在海岸防御作战中,由于清军军事思想落后,炮台选址并不当、炮台构筑方法不合理,都是裸露式建筑。清军在毫无掩蔽的炮台上与英舰对射,伤亡极大。两广总督怡良也说过:“(英舰)但以数十艘连环之炮。攻我在台露处之兵,故将弁兵丁伤亡枕籍。”清军缺乏近代抗登陆作战经验,不能趁英军在换乘和抢滩时攻击,炮台成一字排列,缺乏层次,突破一点而全线溃崩。又忽视后方防御,多次被英军从后方登陆包抄,炮台在前后受敌的情况下被攻占。清军火炮本来就比较粗糙,还缺乏训练,往往连本身武器的性能也难以发挥。比如厦门一战,清军发射200余弹,仅一弹命中英舰火药库;虎门一战,各炮台300门火炮,英舰竟一艘未损。
陆战中,清军基本采用冷热兵器结合的三叠阵,一哨百人,每哨10队,使用火器和冷兵器的人数各半,火器手为前队,内20名操抬枪者为第一叠,30名鸟枪手为第二叠,50名使用藤牌、长矛、弓箭、挑刀等武器的冷兵器手则为后队。
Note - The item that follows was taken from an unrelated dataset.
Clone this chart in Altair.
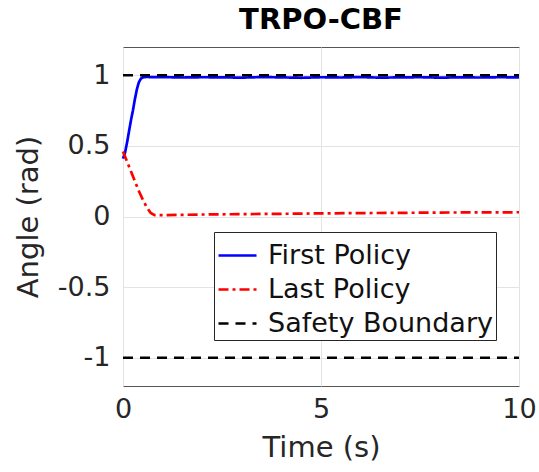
import altair as alt
import pandas as pd

# ---- data ----
first_t = [0, 0.05, 0.1, 0.15, 0.2, 0.25, 0.3, 0.35, 0.4, 0.45, 0.5, 0.6, 0.8, 1.0,
           1.5, 2.0, 2.5, 3.0, 3.5, 4.0, 4.5, 5.0, 5.5, 6.0, 6.5, 7.0, 7.5, 8.0,
           8.5, 9.0, 9.5, 10.0]
first_y = [0.41, 0.45, 0.52, 0.60, 0.68, 0.75, 0.83, 0.90, 0.95, 0.975, 0.985, 0.988,
           0.986, 0.987, 0.984, 0.986, 0.985, 0.983, 0.987, 0.985, 0.982, 0.986, 0.984,
           0.987, 0.983, 0.985, 0.986, 0.983, 0.985, 0.984, 0.986, 0.985]

last_t = [0, 0.1, 0.2, 0.3, 0.4, 0.5, 0.6, 0.7, 0.8, 1.0, 1.5, 2.0, 3.0, 4.0, 5.0,
          6.0, 7.0, 8.0, 9.0, 10.0]
last_y = [0.46, 0.39, 0.32, 0.25, 0.18, 0.12, 0.065, 0.025, 0.01, 0.01, 0.012, 0.014,
          0.017, 0.019, 0.022, 0.024, 0.026, 0.028, 0.029, 0.03]

bound_t = [0, 10]
bound_upper = [1, 1]
bound_lower = [-1, -1]

series_names = ["First Policy", "Last Policy", "Safety Boundary"]
series_colors = ["#0000ff", "#ff0000", "#000000"]
series_dashes = [[1, 0], [10, 4, 3, 4], [10, 7]]

x_ticks = [0, 5, 10]
y_ticks = [-1, -0.5, 0, 0.5, 1]

rows = []
for t, y in zip(first_t, first_y):
    rows.append({"t": t, "y": y, "series": "First Policy", "grp": "a"})
for t, y in zip(last_t, last_y):
    rows.append({"t": t, "y": y, "series": "Last Policy", "grp": "b"})
for t, y in zip(bound_t, bound_upper):
    rows.append({"t": t, "y": y, "series": "Safety Boundary", "grp": "c"})
for t, y in zip(bound_t, bound_lower):
    rows.append({"t": t, "y": y, "series": "Safety Boundary", "grp": "d"})
df = pd.DataFrame(rows)

FONT = "DejaVu Sans"

def make_legend():
    return alt.Legend(title=None, orient="none", legendX=91, legendY=185,
                      symbolType="stroke", symbolSize=1444,
                      symbolStrokeWidth=2.5, labelFontSize=27,
                      labelOffset=10, rowPadding=-4, padding=3,
                      strokeColor="#262626", fillColor="white",
                      labelColor="#111111", labelLimit=400)

chart = alt.Chart(df).mark_line(strokeWidth=2.7).encode(
    x=alt.X("t:Q", scale=alt.Scale(domain=[0, 10], nice=False),
            axis=alt.Axis(values=x_ticks, title="Time (s)", grid=True,
                          labelFontSize=27, titleFontSize=29, labelPadding=10,
                          titlePadding=11, ticks=False, domain=False,
                          labelFlush=False, labelBound=False,
                          labelExpr="toString(datum.value)")),
    y=alt.Y("y:Q", scale=alt.Scale(domain=[-1.2, 1.2], nice=False, zero=False),
            axis=alt.Axis(values=y_ticks, title="Angle (rad)", grid=True,
                          labelFontSize=27, titleFontSize=29, labelPadding=13,
                          titlePadding=14, ticks=False, domain=False,
                          labelFlush=False,
                          labelExpr="toString(datum.value)")),
    color=alt.Color("series:N", scale=alt.Scale(domain=series_names, range=series_colors),
                    legend=make_legend()),
    strokeDash=alt.StrokeDash("series:N",
                              scale=alt.Scale(domain=series_names, range=series_dashes),
                              legend=make_legend()),
    detail="grp:N",
    order=alt.Order("t:Q"),
).properties(
    width=396, height=339,
    title=alt.TitleParams("TRPO-CBF", fontSize=29, font=FONT, fontWeight="bold",
                          anchor="middle", offset=12, color="#000000"),
    autosize=alt.AutoSizeParams(type="none"),
    padding={"left": 123, "top": 47, "right": 20, "bottom": 86},
).configure(
    font=FONT,
    background="white",
).configure_view(
    stroke="#555555", strokeWidth=1,
).configure_axis(
    labelFont=FONT, titleFont=FONT, labelColor="#262626", titleColor="#262626",
    gridColor="#e3e3e3", gridWidth=1, titleFontWeight="normal",
).configure_legend(
    labelFont=FONT,
)

chart.save("out.html", embed_options={"renderer": "svg", "actions": False})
这种战术的思路大抵仍然是明末清初时期的思想,使用这样的战术与19世纪的英军作战,自然很难取胜。
海战中,清军妄想抛掷火球、火罐,使用火箭筒,以及接近敌船、爬桅攀船,攻首尾、跃中舱等战术,或使用火攻船攻击英舰。作战时,距离较远时先以船炮轰击,距离近则使用上述火攻武器燃烧敌船,并使用冷兵器“过船杀贼”。但由于双方火炮射程存在差异,且英军船大炮多,清军少有能够在外海作战的船只,这类战术自然无法奏效。
结语
发生在一百多年前的鸦片战争,是百年国耻的开端。清政府盲目自大、落后守旧,导致丧权辱国。而在火器制造上,我们这个火药的发明国却被“学生”超过,自身火器发展从康熙之后一百多年间因为太平盛世失去了前进的动力,陷入停滞甚至倒退。战争中,出现一边倒的战事,清军溃败,最后被迫签订不平等条约。回顾这段历史,更让笔者深感和平时代同样不能忽视国防的建设和发展,尤其对于目前正在和平崛起中的中国,一百多前血的教训更不能被忘记。